CB: We are trying to deal with this through the university system. I spent a bit of time with Qatar university talking to them about open source and about us helping them to build an open source curriculum, so that they can at least teach the kids what open source is about, teach them a bit about java programming, how the Solaris operating system works and so on, and they were quite enthused to do that.

Jonathan Schwarz, our president, wants to make sure that we have as many opportunities as possible to build open source thinking into university curriculums as we can, so that people at least have a choice

MH: We are also doing a lot focus locally on our campus ambassador programs, to drive those people on campus that are promoting [open source] and some of the policies around open source and open standards, and we are really trying to drive that, not from a revenue perspective but from a social economic responsibility and educational point of view.

Q. How much focus is there on open source in local education at the moment? Can Sun do this on its own, or should it be working with others to raise awareness?

CB: I think we will work with others, I have already had discussions with Red Hat, and my counterpart at Google on how we can work on this. I don't think we want to overwhelmingly do it on our own, I don't want to pose it as a ‘Microsoft versus Sun' issue, but to look at choices - people ought to grow up with choices. There is proprietary software and that has certain advantages over open source, and there is open source and that has certain advantages over proprietary. If we can just get universities to evenly teach about these, then hopefully bright kids will make the right choices when they go off to work

MH: It also goes beyond open source. We are looking at some more focused intern programs as well, in places like Saudi and the UAE. It's a means, in a relatively short period of time, to pass information to some of the nationals in the large markets in the region. Open source is huge for Sun, but we are looking to other aspects of education as well.

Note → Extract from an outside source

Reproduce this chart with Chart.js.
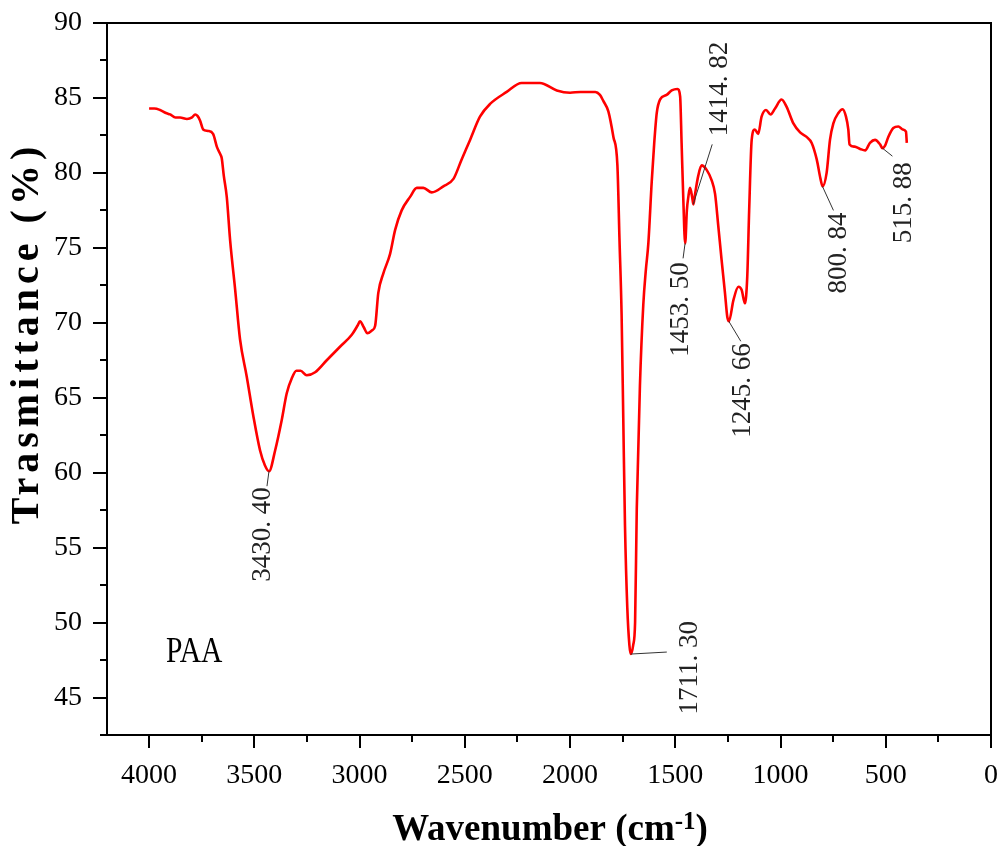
<!DOCTYPE html>
<html>
<head>
<meta charset="utf-8">
<script src="https://cdn.jsdelivr.net/npm/chart.js@4.4.1/dist/chart.umd.min.js"></script>
<style>
  html, body { margin: 0; padding: 0; background: #fff; }
  #wrap { width: 1000px; height: 846px; }
</style>
</head>
<body>
<div id="wrap"><canvas id="ftir" width="1000" height="846"></canvas></div>
<script>
// espectro FTIR del PAA
const wavenumbers = [
  4000, 3975, 3948, 3920, 3900, 3875, 3853, 3820, 3796, 3781, 3770, 3758, 3743, 3720, 3696, 3677,
  3660, 3655, 3645, 3631, 3615, 3591, 3568, 3536, 3505, 3473, 3450, 3430, 3401, 3370, 3346, 3322,
  3300, 3280, 3251, 3211, 3156, 3093, 3037, 3010, 2998, 2980, 2963, 2940, 2926, 2911, 2887, 2855,
  2831, 2800, 2760, 2728, 2697, 2657, 2602, 2554, 2515, 2475, 2428, 2380, 2301, 2230, 2143, 2063,
  2000, 1950, 1905, 1880, 1858, 1842, 1818, 1794, 1775, 1765, 1755, 1747, 1739, 1728, 1718, 1711,
  1700, 1691, 1683, 1668, 1652, 1640, 1628, 1612, 1600, 1588, 1572, 1541, 1517, 1490, 1477, 1470,
  1462, 1453, 1445, 1437, 1430, 1420, 1414, 1406, 1391, 1375, 1351, 1327, 1311, 1296, 1280, 1264,
  1253, 1245, 1224, 1200, 1185, 1169, 1158, 1149, 1137, 1122, 1106, 1090, 1069, 1047, 1026, 995,
  971, 939, 907, 876, 852, 828, 810, 800, 781, 765, 749, 725, 705, 689, 678, 672,
  648, 622, 598, 575, 551, 527, 516, 504, 488, 464, 440, 420, 404, 400
]
const transmittance = [
  84.3, 84.3, 84.2, 84.0, 83.9, 83.7, 83.7, 83.6, 83.7, 83.9, 83.8, 83.5, 82.9, 82.8, 82.6, 81.7,
  81.2, 81.0, 79.8, 78.4, 75.5, 72.2, 68.9, 66.4, 63.8, 61.5, 60.5, 60.1, 61.5, 63.5, 65.3, 66.3,
  66.8, 66.8, 66.5, 66.7, 67.5, 68.4, 69.2, 69.8, 70.1, 69.7, 69.3, 69.5, 69.8, 72.0, 73.3, 74.6,
  76.2, 77.5, 78.4, 79.0, 79.0, 78.7, 79.1, 79.6, 80.9, 82.2, 83.75, 84.6, 85.4, 86.0, 86.0, 85.5,
  85.35, 85.4, 85.4, 85.4, 85.2, 84.8, 84.1, 82.4, 80.5, 75.5, 70.5, 63.5, 56.5, 51.0, 48.5, 47.9,
  48.5, 50.0, 57.6, 65.8, 71.2, 73.5, 75.3, 79.4, 82.0, 84.0, 84.9, 85.2, 85.5, 85.6, 85.1, 82.0,
  78.3, 75.3, 77.5, 78.5, 79.0, 78.4, 77.9, 78.6, 79.8, 80.5, 80.2, 79.5, 78.6, 76.5, 74.2, 72.0,
  70.4, 70.1, 71.5, 72.4, 72.2, 71.3, 73.1, 77.5, 82.2, 82.9, 82.6, 83.75, 84.2, 83.9, 84.3, 84.9,
  84.4, 83.3, 82.7, 82.4, 82.0, 80.9, 79.6, 79.1, 80.0, 82.2, 83.3, 84.0, 84.25, 83.75, 82.9, 81.9,
  81.75, 81.6, 81.5, 82.0, 82.2, 81.9, 81.65, 81.8, 82.4, 83.0, 83.1, 82.9, 82.75, 82.0
]

const xTicks = [4000, 3500, 3000, 2500, 2000, 1500, 1000, 500, 0]
const xMinorTicks = [3750, 3250, 2750, 2250, 1750, 1250, 750, 250]
const yTicks = [45, 50, 55, 60, 65, 70, 75, 80, 85, 90]
const yMinorTicks = [42.5, 47.5, 52.5, 57.5, 62.5, 67.5, 72.5, 77.5, 82.5, 87.5]

const peakWavenumbers = [3430.40, 1711.30, 1453.50, 1414.82, 1245.66, 800.84, 515.88]
const peakValues = [60.1, 47.9, 75.3, 77.9, 70.1, 79.1, 81.65]
const peakLabels = ['3430. 40', '1711. 30', '1453. 50', '1414. 82', '1245. 66', '800. 84', '515. 88']

// donde va cada etiqueta respecto a su pico (px)
const labelLayout = [
  { lead: [-2, 15], text: [-6, 16], anchor: 'top' },
  { lead: [36, -2], text: [59, -33], anchor: 'top' },
  { lead: [-2, 15], text: [-4, 19], anchor: 'top' },
  { lead: [19, -60], text: [27, -68], anchor: 'bottom' },
  { lead: [12, 20], text: [14, 22], anchor: 'top' },
  { lead: [11, 24], text: [16, 26], anchor: 'top' },
  { lead: [10, 8], text: [21, 14], anchor: 'top' }
]

const sampleName = 'PAA'
const sampleAt = [3920, 47.4]

const dibujarMarcas = (ctx, a, x, y) => {
  ctx.strokeStyle = '#000'
  ctx.lineWidth = 2
  ctx.strokeRect(a.left, a.top, a.right - a.left, a.bottom - a.top)
  ctx.beginPath()
  xTicks.forEach(v => { const p = Math.round(x.getPixelForValue(v)); ctx.moveTo(p, a.bottom); ctx.lineTo(p, a.bottom + 13) })
  xMinorTicks.forEach(v => { const p = Math.round(x.getPixelForValue(v)); ctx.moveTo(p, a.bottom); ctx.lineTo(p, a.bottom + 7) })
  yTicks.forEach(v => { const p = Math.round(y.getPixelForValue(v)); ctx.moveTo(a.left, p); ctx.lineTo(a.left - 14, p) })
  yMinorTicks.forEach(v => { const p = Math.round(y.getPixelForValue(v)); ctx.moveTo(a.left, p); ctx.lineTo(a.left - 7, p) })
  ctx.stroke()
}

const dibujarPicos = (ctx, x, y) => {
  ctx.font = '27px "Liberation Serif"'
  ctx.fillStyle = '#222'
  ctx.strokeStyle = '#333'
  ctx.lineWidth = 1
  peakWavenumbers.forEach((w, i) => {
    const px = x.getPixelForValue(w)
    const py = y.getPixelForValue(peakValues[i])
    const l = labelLayout[i]
    ctx.beginPath()
    ctx.moveTo(px, py)
    ctx.lineTo(px + l.lead[0], py + l.lead[1])
    ctx.stroke()
    ctx.save()
    ctx.translate(px + l.text[0], py + l.text[1])
    ctx.rotate(-Math.PI / 2)
    ctx.textBaseline = 'middle'
    ctx.textAlign = l.anchor === 'top' ? 'right' : 'left'
    ctx.fillText(peakLabels[i], 0, 0)
    ctx.restore()
  })
}

const dibujarTitulos = (ctx, x, y) => {
  ctx.fillStyle = '#000'
  // muestra
  ctx.save()
  ctx.translate(x.getPixelForValue(sampleAt[0]), y.getPixelForValue(sampleAt[1]))
  ctx.scale(0.82, 1)
  ctx.font = '36px "Liberation Serif"'
  ctx.textBaseline = 'alphabetic'
  ctx.fillText(sampleName, 0, 0)
  ctx.restore()

  // eje y
  ctx.save()
  ctx.translate(28, 333)
  ctx.rotate(-Math.PI / 2)
  ctx.font = 'bold 40px "Liberation Serif"'
  ctx.letterSpacing = '5px'
  ctx.textAlign = 'center'
  ctx.textBaseline = 'middle'
  ctx.fillText('Trasmittance (%)', 0, 0)
  ctx.restore()

  // eje x con superindice
  ctx.save()
  const main = 'Wavenumber (cm'
  const sup = '-1'
  const close = ')'
  ctx.font = 'bold 37px "Liberation Serif"'
  const w1 = ctx.measureText(main).width
  const w3 = ctx.measureText(close).width
  ctx.font = 'bold 25px "Liberation Serif"'
  const w2 = ctx.measureText(sup).width
  let sx = 550 - (w1 + w2 + w3) / 2
  const base = 840
  ctx.textBaseline = 'alphabetic'
  ctx.font = 'bold 37px "Liberation Serif"'
  ctx.fillText(main, sx, base)
  sx += w1
  ctx.font = 'bold 25px "Liberation Serif"'
  ctx.fillText(sup, sx, base - 11)
  sx += w2
  ctx.font = 'bold 37px "Liberation Serif"'
  ctx.fillText(close, sx, base)
  ctx.restore()
}

const decorPlugin = {
  id: 'decor',
  afterDraw(chart) {
    const { ctx, chartArea, scales } = chart
    ctx.save()
    dibujarMarcas(ctx, chartArea, scales.x, scales.y)
    dibujarPicos(ctx, scales.x, scales.y)
    dibujarTitulos(ctx, scales.x, scales.y)
    ctx.restore()
  }
}

const ctx = document.querySelector('#ftir').getContext('2d')

new Chart(ctx, {
  type: 'line',
  data: {
    datasets: [{
      label: 'PAA',
      data: wavenumbers.map((w, i) => ({ x: w, y: transmittance[i] })),
      borderColor: '#ff0000',
      borderWidth: 2.6,
      pointRadius: 0,
      cubicInterpolationMode: 'monotone',
      fill: false
    }]
  },
  options: {
    responsive: false,
    animation: false,
    layout: { padding: { left: 0, right: 9, top: 23, bottom: 0 } },
    plugins: {
      legend: { display: false },
      tooltip: { enabled: false }
    },
    scales: {
      x: {
        type: 'linear',
        reverse: true,
        min: 0,
        max: 4200,
        grid: { display: false, drawTicks: false },
        border: { display: false },
        afterBuildTicks: (s) => { s.ticks = xTicks.map(v => ({ value: v })) },
        ticks: {
          autoSkip: false,
          maxRotation: 0,
          padding: 24,
          color: '#000',
          font: { family: 'Liberation Serif', size: 28 },
          callback: (v) => String(v)
        },
        afterFit: (s) => { s.height = 111; s.paddingLeft = 0; s.paddingRight = 0 }
      },
      y: {
        min: 42.5,
        max: 90,
        grid: { display: false, drawTicks: false },
        border: { display: false },
        afterBuildTicks: (s) => { s.ticks = yTicks.map(v => ({ value: v })) },
        ticks: {
          padding: 25,
          color: '#000',
          font: { family: 'Liberation Serif', size: 28 },
          callback: (v) => String(v)
        },
        afterFit: (s) => { s.width = 107; s.paddingTop = 0; s.paddingBottom = 0 }
      }
    }
  },
  plugins: [decorPlugin]
})
</script>
</body>
</html>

Q. Are regional governments responsive to direct lobbying, does that approach work?

CB: The flaw is that I'm not very scalable! What we have to try and do is not just influence individual universities, but influence educational ministries. A lot of last year we spent working with the Ministry of Education in China. They believe they are short of several hundred thousand microprocessor design engineers, and we have not only open sourced our software, but also open sourced our hardware design for the Sparc chip. So we worked with them, to take six of their universities, and build a curriculum for microprocessor design. That was a case where we could deal with one small group and effect six universities all at the same time. Ideally that is what we want to do, is to get an education authority to say ‘ah-ha! we really need to drive teaching on open source into our universities', and let them do it.

Q. And in particular, are ministries open to hearing about open source, can you change this lack of awareness at a government level?

CB: All we are trying to do at this stage is to get people to understand that there are alternatives here, and why some of the alternatives might be useful to them. If we take some of the open document formats, like Star Office for Sun, k office, novell office, and say to government - there are three reasons why you need to consider this.

The first is around persistence of documents - if you insist on using a proprietary system, then as you digitize more and more of your citizen's information, and more of your archives, then you need to understand that you are locked in forever to purchasing from a single supplier. If that supplier goes away, you have a real problem in how you are going to have persistence and access to your documents.

Second, most governments want to try and bridge the digital divide with their citizenry, and they want them to be able to access their own documentation online as well as other information from government. If the only way to do that is by citizens buying a $400-500 piece of software, then you already exclude a large number of people. After Hurricane Katrina in New Orleans, the government insisted that people apply for compensation online, but they had to have IE6 or above to do it, so some 30% of the population never made it to be able to apply because they couldn't access the forms.

The third one is a pure tax payer issue - if you don't need to pay $400-500 a copy for every licence of software for your citizens, why would you? It is really our money that they using to do that. What we are finding is that increasingly governments are doing is buying Microsoft licences for the 25% of workers that we think of as power users, and then using an open office version for the rest at a very inexpensive price.

Q. Is there resistance to open source in the governments here, or purely lack of awareness?

CB: It is purely lack of knowledge. I didn't hear anybody saying ‘I don't want to talk about this'.

MH: There is a thirst for knowledge about technologies in this region, it is not a resistance.

Q. Sun has had thin clients for some time, is the eco message finally hitting home in terms of pushing that type of device?

CB: I have been very interested in thin clients - in the last five years, until two years ago thin client sales were essentially flat - now they have been accelerating every quarter for the last eight quarters.

The three things that are driving them - one is the eco issue, where people see thin client has a much lower power usage and is much more friendly in terms of disposal. The second has been around finding enough qualified systems administrators. If you have 5,000 PCs and you upgrade, somebody has got to go around and do all that. We run 37,000 SunRays at Sun, with four systems administrators. they just don't need that much work. The third has been the security issue, where we use java cards. If I lose the card, nobody can do anything to it. If I lose my laptop, I lose the lot.

So thin client has really taken off, it means we have been able to capture more R&D dollars to put into it, which made thin clients themselves better, and more people want to use them.

MH: There are large scale deployments now in Saudi, UAE, Kuwait, Pakistan, Oman, Yemen almost everywhere, deployments can start off as small as five to ten SunRays, we have customers across the region running thousands. Adoption has been more than 100% growth from last year and we expect that to be replicated across the Middle East.

Q. The thin client message has been there before, the open source message also been around for years, has Microsoft, with Vista, done thin client and open source a favor?

CB: We have an ongoing working relationship with Microsoft to work on issues of interoperability, to work on things like virtualizations software and so on and so on. Personally I do think that Vista has been one of the biggest drivers of people calling us to come talk to us about open document formats. The change to the user interface in Vista, the cost of the upgrade, and the need to buy more powerful machines to run it has caused people to say ‘do I really need all of this?'

It's a wonderful system, it has some fantastic features, but it is a big expensive leap for a lot of people. so we have a lot of people say they want to at least talk to us about Open Office.

MH: In terms of a door opener for our thin client technology, this is ideal timing for many customers, who are looking at doing operating system upgrades, whether it be to Vista or others.